Plotting code records
---*---

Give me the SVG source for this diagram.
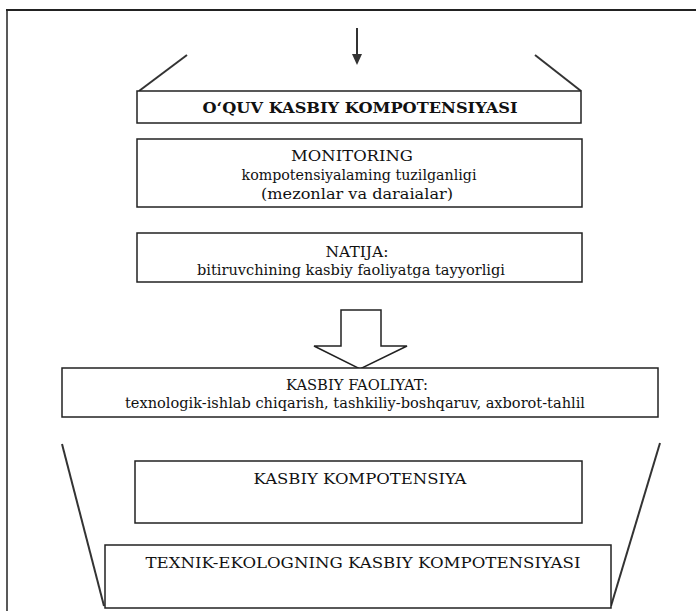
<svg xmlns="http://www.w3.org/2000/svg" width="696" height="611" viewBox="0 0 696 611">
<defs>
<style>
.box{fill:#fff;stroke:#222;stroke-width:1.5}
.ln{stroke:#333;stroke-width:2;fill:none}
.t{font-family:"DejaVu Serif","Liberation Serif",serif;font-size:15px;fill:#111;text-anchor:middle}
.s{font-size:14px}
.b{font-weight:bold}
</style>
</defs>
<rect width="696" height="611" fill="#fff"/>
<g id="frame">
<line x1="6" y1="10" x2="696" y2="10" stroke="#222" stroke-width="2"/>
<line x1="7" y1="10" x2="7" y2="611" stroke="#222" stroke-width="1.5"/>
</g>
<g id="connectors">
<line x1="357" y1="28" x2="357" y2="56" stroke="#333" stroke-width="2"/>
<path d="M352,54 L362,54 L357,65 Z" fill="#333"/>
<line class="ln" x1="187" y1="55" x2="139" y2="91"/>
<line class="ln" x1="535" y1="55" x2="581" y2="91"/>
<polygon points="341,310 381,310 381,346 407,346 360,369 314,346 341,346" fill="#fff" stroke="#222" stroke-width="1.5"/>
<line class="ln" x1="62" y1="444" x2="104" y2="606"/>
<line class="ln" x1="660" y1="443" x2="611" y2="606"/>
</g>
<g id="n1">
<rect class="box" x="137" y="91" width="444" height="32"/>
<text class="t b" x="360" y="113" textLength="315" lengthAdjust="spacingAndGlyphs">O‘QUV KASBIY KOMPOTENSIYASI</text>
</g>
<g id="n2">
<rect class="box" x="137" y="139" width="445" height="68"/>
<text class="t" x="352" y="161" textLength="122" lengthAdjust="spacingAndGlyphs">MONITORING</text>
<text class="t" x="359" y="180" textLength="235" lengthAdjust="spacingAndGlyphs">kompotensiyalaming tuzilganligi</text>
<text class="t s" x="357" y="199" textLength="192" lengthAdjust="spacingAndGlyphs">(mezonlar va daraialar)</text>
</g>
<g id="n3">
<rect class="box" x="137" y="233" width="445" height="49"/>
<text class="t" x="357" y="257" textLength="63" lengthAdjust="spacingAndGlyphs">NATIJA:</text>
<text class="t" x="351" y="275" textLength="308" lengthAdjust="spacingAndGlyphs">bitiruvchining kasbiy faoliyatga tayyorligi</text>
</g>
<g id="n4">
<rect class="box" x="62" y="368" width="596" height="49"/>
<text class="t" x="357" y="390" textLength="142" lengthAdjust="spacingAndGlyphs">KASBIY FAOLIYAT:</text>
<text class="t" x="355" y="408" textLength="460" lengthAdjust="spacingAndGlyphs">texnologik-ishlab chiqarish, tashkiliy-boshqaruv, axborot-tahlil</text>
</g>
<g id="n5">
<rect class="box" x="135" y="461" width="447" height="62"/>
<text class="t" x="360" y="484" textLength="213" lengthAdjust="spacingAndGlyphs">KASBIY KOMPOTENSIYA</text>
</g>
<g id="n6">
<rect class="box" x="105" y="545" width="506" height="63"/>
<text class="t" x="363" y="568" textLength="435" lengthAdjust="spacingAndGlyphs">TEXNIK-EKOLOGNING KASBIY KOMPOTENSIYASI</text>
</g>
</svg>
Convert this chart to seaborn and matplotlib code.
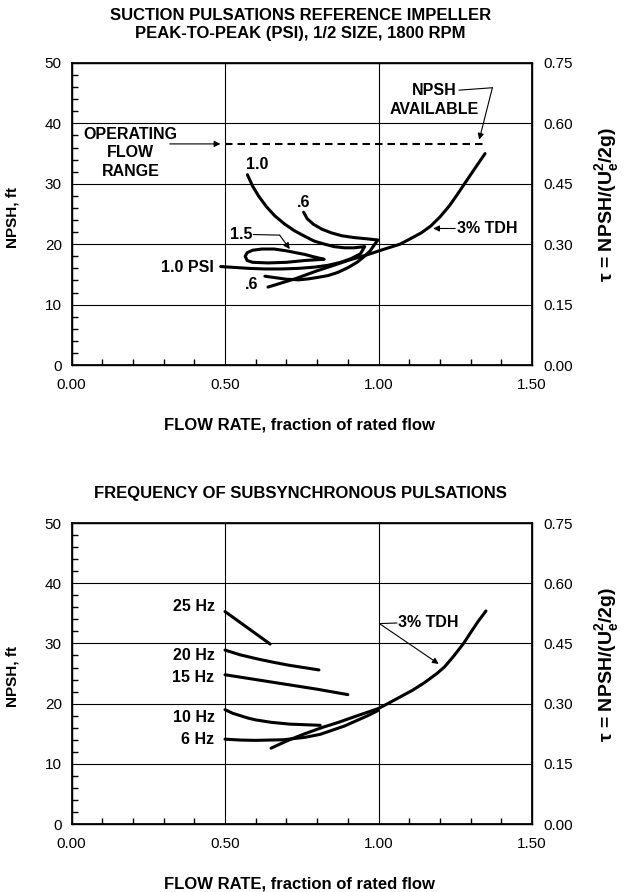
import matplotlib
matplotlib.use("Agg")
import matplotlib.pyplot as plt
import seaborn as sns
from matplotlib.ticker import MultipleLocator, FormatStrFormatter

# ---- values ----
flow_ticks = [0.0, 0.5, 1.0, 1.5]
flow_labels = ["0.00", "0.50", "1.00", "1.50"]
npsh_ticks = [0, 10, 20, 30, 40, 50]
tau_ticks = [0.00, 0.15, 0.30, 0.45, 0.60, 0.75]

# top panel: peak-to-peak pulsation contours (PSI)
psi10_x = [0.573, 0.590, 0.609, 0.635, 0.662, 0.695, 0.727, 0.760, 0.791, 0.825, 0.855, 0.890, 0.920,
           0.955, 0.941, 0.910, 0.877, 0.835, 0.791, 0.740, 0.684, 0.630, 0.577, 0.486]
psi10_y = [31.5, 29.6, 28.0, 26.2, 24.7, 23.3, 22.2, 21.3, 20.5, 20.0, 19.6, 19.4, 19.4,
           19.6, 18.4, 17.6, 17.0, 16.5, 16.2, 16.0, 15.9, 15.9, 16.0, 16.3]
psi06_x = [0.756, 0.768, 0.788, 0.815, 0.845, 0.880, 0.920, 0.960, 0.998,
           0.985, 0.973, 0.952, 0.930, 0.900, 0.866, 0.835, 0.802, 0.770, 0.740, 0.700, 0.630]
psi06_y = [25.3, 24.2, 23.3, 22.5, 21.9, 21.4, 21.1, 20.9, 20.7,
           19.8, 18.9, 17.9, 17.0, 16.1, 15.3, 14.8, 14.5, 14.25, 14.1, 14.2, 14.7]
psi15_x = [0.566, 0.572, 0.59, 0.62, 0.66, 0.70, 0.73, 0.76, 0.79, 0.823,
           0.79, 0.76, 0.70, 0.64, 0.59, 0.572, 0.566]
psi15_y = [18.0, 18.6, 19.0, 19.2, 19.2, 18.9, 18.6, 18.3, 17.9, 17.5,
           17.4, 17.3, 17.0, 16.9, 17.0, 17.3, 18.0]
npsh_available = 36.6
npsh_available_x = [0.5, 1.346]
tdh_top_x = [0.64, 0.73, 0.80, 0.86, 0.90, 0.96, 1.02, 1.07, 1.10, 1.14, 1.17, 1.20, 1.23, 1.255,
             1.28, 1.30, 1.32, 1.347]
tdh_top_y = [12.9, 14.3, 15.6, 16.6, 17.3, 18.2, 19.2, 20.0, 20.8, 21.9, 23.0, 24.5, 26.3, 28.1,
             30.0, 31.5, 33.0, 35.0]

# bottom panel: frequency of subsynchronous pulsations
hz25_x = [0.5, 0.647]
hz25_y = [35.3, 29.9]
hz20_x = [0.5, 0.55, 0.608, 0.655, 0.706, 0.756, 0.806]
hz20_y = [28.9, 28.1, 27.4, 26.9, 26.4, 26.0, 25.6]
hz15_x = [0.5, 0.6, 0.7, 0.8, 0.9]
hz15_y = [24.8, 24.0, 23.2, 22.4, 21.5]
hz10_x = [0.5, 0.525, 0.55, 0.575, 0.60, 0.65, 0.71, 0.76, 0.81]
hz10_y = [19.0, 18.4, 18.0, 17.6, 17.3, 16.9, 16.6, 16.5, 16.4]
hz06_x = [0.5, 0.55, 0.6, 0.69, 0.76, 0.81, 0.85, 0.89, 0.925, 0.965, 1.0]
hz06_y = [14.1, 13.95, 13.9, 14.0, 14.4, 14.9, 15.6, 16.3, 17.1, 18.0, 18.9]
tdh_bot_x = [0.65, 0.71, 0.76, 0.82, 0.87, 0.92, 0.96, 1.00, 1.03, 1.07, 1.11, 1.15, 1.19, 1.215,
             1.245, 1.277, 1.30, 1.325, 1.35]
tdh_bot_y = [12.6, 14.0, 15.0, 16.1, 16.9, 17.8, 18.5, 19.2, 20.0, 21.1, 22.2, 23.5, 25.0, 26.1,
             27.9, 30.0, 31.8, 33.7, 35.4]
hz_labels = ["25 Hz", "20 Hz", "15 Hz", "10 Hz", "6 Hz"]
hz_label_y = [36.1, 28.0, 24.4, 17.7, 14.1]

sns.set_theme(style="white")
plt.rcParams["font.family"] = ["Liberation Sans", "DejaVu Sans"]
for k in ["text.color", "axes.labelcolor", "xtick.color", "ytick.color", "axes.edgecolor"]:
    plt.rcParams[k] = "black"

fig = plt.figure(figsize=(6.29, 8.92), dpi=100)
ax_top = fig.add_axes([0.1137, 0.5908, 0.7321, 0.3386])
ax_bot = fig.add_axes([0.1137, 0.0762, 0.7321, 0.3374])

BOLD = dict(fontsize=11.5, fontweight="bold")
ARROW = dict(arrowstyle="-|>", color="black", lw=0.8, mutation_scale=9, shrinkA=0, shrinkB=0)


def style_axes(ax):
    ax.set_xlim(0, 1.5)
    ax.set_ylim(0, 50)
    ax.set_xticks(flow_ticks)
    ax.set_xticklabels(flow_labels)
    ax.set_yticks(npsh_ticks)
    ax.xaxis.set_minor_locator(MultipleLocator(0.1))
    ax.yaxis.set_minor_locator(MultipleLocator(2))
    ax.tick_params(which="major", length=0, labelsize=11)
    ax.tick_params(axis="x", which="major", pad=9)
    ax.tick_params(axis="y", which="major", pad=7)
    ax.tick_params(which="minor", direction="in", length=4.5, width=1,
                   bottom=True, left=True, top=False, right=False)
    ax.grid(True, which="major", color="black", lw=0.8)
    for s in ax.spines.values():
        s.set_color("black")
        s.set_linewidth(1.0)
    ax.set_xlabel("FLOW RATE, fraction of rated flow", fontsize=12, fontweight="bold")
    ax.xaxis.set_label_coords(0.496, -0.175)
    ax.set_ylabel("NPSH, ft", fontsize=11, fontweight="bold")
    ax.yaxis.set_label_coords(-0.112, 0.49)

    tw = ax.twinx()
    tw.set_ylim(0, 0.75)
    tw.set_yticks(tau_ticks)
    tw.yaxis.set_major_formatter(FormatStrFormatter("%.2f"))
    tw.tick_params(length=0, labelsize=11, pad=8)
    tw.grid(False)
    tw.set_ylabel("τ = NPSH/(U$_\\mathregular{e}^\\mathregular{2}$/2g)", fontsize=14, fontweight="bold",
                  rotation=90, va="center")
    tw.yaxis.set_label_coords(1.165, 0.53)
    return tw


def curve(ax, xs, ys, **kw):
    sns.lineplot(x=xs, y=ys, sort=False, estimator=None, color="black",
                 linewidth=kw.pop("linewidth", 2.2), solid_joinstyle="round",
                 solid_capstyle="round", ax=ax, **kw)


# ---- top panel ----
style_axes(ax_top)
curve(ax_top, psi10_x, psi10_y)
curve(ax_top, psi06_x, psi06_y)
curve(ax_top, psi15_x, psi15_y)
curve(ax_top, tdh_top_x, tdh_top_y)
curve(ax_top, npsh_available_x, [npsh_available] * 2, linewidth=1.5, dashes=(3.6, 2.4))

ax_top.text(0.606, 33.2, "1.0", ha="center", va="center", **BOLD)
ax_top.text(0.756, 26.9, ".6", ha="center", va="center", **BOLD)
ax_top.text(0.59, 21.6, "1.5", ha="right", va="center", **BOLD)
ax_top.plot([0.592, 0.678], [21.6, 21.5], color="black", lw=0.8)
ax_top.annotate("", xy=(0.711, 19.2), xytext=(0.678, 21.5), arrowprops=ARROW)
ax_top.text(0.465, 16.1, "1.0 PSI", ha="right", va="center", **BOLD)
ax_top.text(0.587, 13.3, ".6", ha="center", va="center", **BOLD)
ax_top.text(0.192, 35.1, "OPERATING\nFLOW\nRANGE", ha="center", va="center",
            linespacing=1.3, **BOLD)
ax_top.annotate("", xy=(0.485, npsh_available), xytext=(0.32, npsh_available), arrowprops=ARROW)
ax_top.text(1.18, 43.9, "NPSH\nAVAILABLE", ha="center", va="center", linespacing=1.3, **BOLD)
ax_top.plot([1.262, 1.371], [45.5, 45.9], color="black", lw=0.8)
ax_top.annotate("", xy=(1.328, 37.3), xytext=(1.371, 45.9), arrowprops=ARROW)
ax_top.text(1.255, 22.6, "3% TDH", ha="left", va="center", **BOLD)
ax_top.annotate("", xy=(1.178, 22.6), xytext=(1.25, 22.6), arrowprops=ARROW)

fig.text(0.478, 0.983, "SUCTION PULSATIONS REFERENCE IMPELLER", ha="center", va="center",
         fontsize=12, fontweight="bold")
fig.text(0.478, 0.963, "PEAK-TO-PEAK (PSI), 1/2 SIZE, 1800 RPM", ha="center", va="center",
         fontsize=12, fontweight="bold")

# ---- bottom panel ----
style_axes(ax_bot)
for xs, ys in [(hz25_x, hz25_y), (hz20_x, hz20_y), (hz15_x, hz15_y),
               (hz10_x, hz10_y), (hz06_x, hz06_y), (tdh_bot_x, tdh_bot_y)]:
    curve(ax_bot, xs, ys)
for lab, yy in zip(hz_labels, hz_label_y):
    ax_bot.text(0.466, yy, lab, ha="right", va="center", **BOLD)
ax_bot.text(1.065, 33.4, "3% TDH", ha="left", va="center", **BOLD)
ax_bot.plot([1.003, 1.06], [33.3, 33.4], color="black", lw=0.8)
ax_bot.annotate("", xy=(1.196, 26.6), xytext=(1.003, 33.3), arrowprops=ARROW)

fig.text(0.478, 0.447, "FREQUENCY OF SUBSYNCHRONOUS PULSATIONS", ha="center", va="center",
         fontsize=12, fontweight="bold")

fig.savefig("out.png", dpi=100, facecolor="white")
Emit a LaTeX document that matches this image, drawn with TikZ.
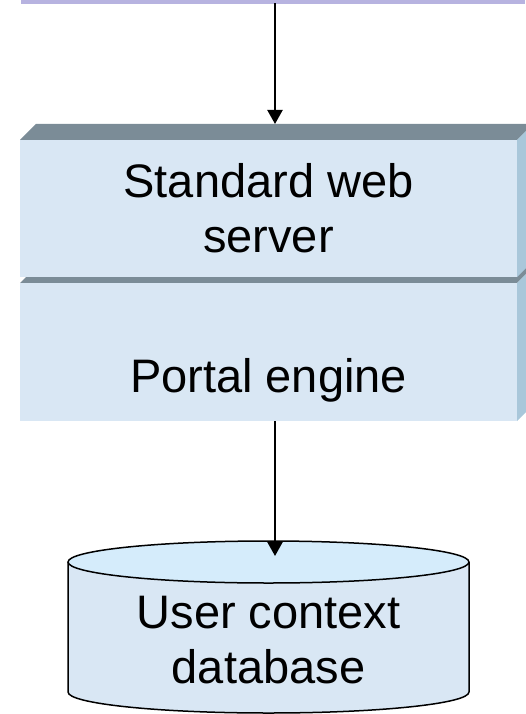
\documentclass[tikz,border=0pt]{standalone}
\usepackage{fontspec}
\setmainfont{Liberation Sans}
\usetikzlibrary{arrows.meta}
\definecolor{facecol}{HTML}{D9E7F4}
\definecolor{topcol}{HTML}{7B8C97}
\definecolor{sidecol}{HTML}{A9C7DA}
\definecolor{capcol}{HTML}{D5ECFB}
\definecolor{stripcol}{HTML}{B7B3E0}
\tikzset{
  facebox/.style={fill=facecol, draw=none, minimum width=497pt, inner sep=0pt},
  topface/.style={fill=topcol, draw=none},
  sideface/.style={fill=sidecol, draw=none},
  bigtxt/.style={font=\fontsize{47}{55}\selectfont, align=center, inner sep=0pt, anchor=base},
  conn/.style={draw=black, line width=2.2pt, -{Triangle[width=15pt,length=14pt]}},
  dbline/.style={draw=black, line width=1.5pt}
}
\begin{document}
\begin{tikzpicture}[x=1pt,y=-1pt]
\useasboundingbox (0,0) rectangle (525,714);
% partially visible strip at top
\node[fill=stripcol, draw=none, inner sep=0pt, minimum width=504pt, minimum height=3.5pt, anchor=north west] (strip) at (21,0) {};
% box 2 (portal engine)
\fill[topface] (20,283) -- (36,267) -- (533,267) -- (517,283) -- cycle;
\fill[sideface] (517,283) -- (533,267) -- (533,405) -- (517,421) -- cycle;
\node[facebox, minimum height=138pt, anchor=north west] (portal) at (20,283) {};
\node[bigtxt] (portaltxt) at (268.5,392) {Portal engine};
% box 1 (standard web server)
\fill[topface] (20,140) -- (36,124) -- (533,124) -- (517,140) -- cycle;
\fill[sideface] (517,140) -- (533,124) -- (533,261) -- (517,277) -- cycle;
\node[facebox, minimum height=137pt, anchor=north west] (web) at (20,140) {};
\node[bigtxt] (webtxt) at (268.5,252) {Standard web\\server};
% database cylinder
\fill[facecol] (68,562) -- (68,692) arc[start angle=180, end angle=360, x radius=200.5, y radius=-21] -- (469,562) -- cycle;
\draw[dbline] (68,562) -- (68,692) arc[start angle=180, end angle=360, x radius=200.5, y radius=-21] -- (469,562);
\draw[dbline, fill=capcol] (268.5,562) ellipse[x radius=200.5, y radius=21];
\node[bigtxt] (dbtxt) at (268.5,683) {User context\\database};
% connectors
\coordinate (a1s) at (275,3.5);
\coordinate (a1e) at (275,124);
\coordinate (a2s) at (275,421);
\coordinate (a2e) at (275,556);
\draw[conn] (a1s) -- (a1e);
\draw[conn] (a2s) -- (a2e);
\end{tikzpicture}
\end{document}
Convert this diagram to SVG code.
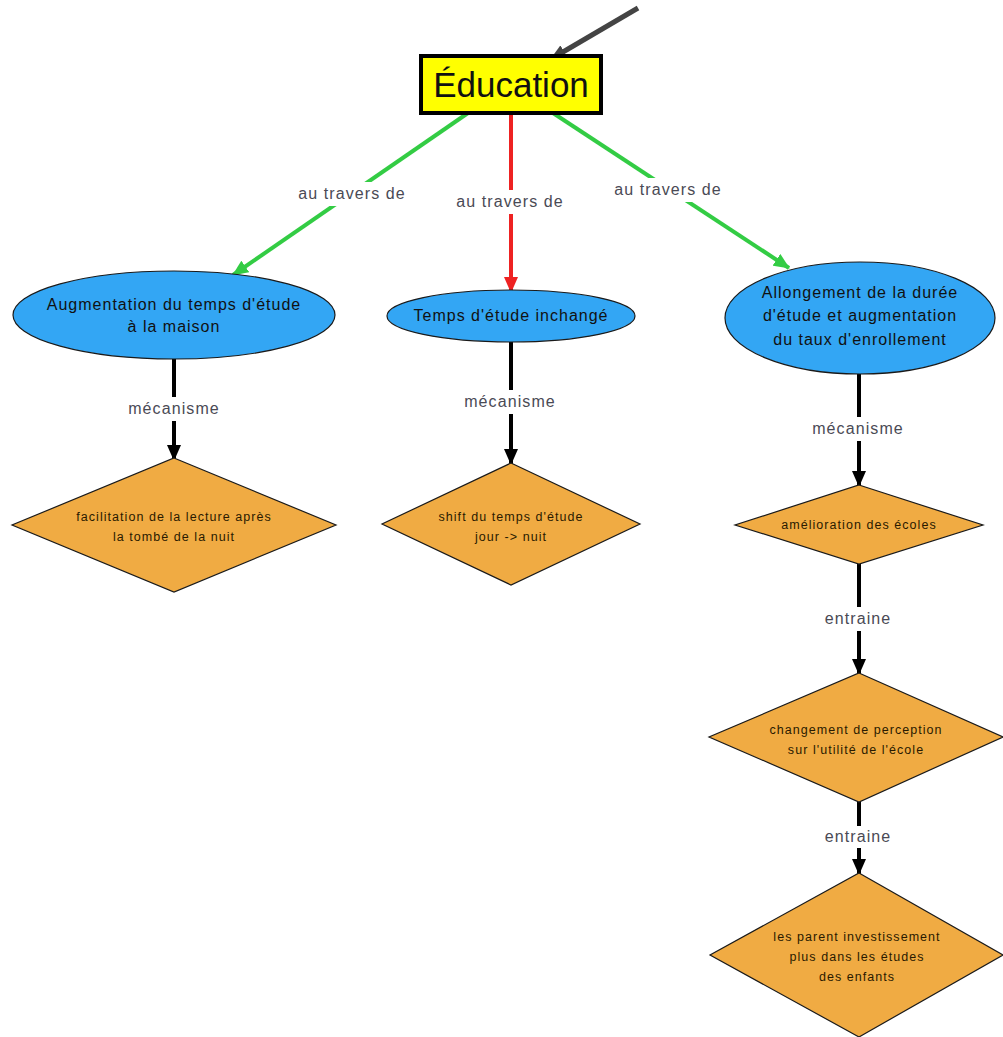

---*---

» **Instructions to follow**: From the records above, copy exactly the lines starting at the one with "Convert this chart" and ending at the one with "tau_ticks = [0.00, 0.15, 0.30, 0.45, 0.60, 0.75]", and no others. Pictures stay out.

» **Solution for this exercise**:
Convert this chart to seaborn and matplotlib code.
import matplotlib
matplotlib.use("Agg")
import matplotlib.pyplot as plt
import seaborn as sns
from matplotlib.ticker import MultipleLocator, FormatStrFormatter

# ---- values ----
flow_ticks = [0.0, 0.5, 1.0, 1.5]
flow_labels = ["0.00", "0.50", "1.00", "1.50"]
npsh_ticks = [0, 10, 20, 30, 40, 50]
tau_ticks = [0.00, 0.15, 0.30, 0.45, 0.60, 0.75]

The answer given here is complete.